§ Exercise details
Pictures in the data should be dropped; transcribe exactly the lines from the one that has "Clone this chart in matplotlib." through the one that has "from matplotlib.colors import to_rgb".

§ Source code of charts
#####
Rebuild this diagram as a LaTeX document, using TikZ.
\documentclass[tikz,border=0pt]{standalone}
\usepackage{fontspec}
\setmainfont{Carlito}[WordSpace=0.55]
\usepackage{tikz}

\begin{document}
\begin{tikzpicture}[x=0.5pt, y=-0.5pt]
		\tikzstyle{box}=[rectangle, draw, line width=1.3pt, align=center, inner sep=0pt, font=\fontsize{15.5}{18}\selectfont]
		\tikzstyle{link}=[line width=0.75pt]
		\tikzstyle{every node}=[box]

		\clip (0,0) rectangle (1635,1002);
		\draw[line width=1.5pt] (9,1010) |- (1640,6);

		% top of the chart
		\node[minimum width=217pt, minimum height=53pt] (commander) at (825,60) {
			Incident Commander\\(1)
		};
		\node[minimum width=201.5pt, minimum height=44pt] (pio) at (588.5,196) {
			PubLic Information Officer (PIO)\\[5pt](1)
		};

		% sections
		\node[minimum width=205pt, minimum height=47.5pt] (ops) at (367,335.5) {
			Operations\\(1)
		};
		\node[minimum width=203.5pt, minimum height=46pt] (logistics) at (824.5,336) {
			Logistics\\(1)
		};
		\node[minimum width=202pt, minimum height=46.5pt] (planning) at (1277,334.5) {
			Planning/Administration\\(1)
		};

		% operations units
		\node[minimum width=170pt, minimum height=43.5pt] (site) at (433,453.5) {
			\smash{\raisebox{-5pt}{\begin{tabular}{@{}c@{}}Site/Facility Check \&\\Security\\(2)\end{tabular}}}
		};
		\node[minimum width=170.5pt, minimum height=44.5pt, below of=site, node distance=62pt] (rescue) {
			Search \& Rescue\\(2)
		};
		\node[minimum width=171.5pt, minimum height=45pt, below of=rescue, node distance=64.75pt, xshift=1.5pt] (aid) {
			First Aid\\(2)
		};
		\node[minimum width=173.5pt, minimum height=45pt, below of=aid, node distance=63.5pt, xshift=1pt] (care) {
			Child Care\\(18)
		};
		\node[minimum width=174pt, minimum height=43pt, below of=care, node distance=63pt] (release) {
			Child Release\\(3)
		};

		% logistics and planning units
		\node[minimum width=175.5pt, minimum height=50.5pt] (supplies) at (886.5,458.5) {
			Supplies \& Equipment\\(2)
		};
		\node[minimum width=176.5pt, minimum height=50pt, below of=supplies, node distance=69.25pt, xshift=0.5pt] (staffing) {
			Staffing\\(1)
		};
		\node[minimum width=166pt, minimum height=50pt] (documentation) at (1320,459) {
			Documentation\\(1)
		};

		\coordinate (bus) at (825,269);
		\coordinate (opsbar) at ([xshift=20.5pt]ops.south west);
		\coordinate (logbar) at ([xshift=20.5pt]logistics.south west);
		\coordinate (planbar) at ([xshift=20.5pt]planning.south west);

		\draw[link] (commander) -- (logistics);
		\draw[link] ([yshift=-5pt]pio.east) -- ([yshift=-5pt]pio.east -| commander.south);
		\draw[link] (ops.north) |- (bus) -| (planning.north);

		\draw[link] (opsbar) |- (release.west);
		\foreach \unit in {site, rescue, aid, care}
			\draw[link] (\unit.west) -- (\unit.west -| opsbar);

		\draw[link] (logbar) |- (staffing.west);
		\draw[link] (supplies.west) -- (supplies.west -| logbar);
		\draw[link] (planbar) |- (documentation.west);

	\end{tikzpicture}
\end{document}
#####
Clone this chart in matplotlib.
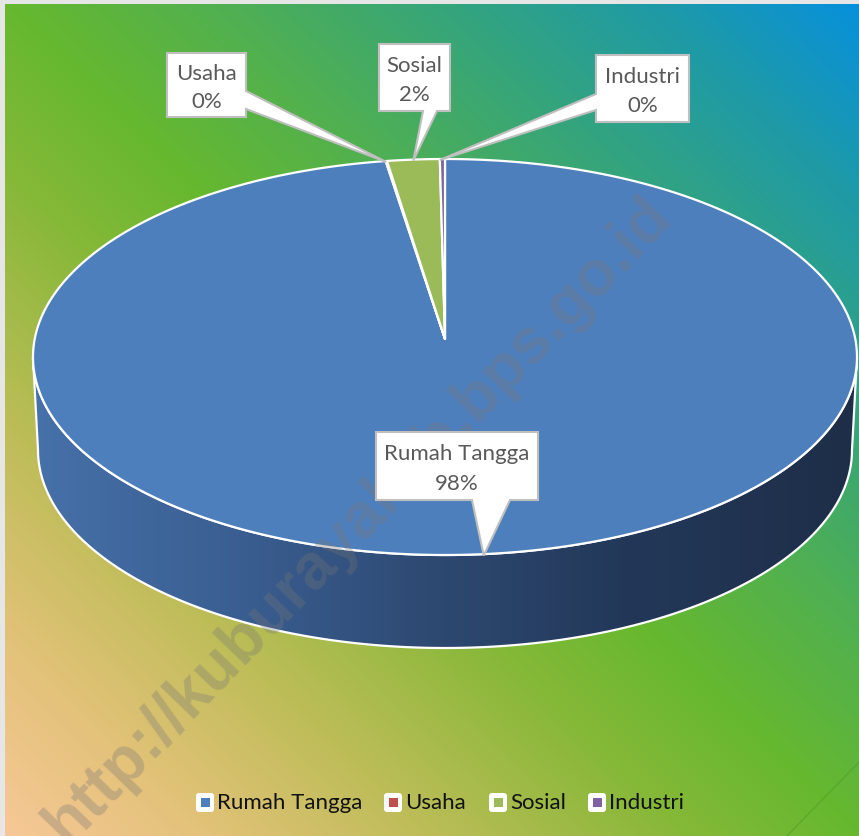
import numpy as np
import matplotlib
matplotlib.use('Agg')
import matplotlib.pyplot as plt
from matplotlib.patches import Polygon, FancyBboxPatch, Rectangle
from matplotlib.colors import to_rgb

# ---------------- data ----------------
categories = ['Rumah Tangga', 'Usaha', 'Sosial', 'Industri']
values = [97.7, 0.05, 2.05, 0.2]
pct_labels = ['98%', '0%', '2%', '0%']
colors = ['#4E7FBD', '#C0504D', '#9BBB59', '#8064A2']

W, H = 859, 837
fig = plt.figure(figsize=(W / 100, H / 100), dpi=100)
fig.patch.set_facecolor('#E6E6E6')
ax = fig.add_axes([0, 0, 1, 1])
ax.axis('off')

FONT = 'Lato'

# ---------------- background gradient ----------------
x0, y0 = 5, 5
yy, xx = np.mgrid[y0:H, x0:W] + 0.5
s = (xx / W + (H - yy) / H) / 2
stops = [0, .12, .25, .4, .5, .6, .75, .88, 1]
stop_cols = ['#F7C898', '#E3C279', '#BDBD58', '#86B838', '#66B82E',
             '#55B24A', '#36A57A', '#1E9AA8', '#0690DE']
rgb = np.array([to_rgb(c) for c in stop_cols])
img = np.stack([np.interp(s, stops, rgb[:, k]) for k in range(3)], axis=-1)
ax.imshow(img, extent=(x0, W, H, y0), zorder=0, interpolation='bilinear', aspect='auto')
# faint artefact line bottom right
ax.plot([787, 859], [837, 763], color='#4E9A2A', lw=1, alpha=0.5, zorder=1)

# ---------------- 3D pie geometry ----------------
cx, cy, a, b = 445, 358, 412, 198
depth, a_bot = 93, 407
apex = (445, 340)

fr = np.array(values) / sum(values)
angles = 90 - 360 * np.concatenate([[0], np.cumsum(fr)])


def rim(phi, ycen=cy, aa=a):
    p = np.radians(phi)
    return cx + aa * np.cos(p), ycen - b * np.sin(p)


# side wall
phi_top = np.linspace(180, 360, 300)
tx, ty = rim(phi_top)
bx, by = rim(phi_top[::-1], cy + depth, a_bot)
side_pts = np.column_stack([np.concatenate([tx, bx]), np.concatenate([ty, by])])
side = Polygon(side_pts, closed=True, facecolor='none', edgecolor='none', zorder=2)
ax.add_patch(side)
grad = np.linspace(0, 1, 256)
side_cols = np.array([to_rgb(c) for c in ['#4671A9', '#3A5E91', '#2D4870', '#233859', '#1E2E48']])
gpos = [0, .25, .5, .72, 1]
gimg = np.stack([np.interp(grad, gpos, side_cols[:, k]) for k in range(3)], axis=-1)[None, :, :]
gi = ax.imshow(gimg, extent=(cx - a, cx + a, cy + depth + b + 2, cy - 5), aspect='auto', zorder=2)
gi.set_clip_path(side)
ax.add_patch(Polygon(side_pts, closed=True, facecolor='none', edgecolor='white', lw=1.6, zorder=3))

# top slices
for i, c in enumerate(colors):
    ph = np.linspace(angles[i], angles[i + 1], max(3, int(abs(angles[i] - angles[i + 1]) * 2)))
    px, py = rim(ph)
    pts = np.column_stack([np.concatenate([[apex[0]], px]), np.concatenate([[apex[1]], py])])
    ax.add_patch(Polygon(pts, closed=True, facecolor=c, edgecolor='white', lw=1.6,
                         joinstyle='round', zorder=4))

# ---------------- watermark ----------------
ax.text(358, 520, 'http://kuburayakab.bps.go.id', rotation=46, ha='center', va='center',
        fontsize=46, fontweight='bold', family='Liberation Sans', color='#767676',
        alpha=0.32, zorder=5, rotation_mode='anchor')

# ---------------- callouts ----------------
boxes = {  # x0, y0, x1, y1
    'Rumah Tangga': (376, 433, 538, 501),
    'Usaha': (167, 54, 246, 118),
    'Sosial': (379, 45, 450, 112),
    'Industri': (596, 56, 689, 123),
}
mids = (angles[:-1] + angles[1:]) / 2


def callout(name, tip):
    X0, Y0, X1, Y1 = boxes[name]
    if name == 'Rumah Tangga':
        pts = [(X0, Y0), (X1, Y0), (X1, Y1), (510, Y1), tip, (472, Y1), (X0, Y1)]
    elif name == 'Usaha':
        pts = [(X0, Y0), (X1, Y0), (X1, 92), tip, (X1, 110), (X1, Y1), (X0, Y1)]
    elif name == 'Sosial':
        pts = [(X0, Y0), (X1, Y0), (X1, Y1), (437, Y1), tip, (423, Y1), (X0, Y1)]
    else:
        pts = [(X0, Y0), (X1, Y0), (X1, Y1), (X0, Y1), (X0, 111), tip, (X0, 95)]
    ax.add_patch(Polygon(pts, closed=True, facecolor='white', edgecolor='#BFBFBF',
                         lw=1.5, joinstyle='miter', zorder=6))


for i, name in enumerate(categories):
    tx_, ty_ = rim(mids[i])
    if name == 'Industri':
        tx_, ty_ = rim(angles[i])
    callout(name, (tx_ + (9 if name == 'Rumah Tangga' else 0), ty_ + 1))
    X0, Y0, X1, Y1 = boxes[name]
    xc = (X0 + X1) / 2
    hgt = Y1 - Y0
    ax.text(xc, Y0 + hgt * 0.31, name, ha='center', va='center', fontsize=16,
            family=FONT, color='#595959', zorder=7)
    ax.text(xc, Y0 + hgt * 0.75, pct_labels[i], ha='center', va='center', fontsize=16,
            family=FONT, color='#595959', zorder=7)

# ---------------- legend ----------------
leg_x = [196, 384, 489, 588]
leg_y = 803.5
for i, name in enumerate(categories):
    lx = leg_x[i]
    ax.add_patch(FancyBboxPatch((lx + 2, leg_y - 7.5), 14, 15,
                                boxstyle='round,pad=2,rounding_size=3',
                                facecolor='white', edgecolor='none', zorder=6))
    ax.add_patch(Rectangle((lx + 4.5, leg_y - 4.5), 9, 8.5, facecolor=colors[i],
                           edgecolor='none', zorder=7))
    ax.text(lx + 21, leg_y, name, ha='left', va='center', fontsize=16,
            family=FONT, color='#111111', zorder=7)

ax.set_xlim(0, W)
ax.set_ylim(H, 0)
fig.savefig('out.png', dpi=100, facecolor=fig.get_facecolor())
#####
§ Result of this task
Clone this chart in matplotlib.
import numpy as np
import matplotlib
matplotlib.use('Agg')
import matplotlib.pyplot as plt
from matplotlib.patches import Polygon, FancyBboxPatch, Rectangle
from matplotlib.colors import to_rgb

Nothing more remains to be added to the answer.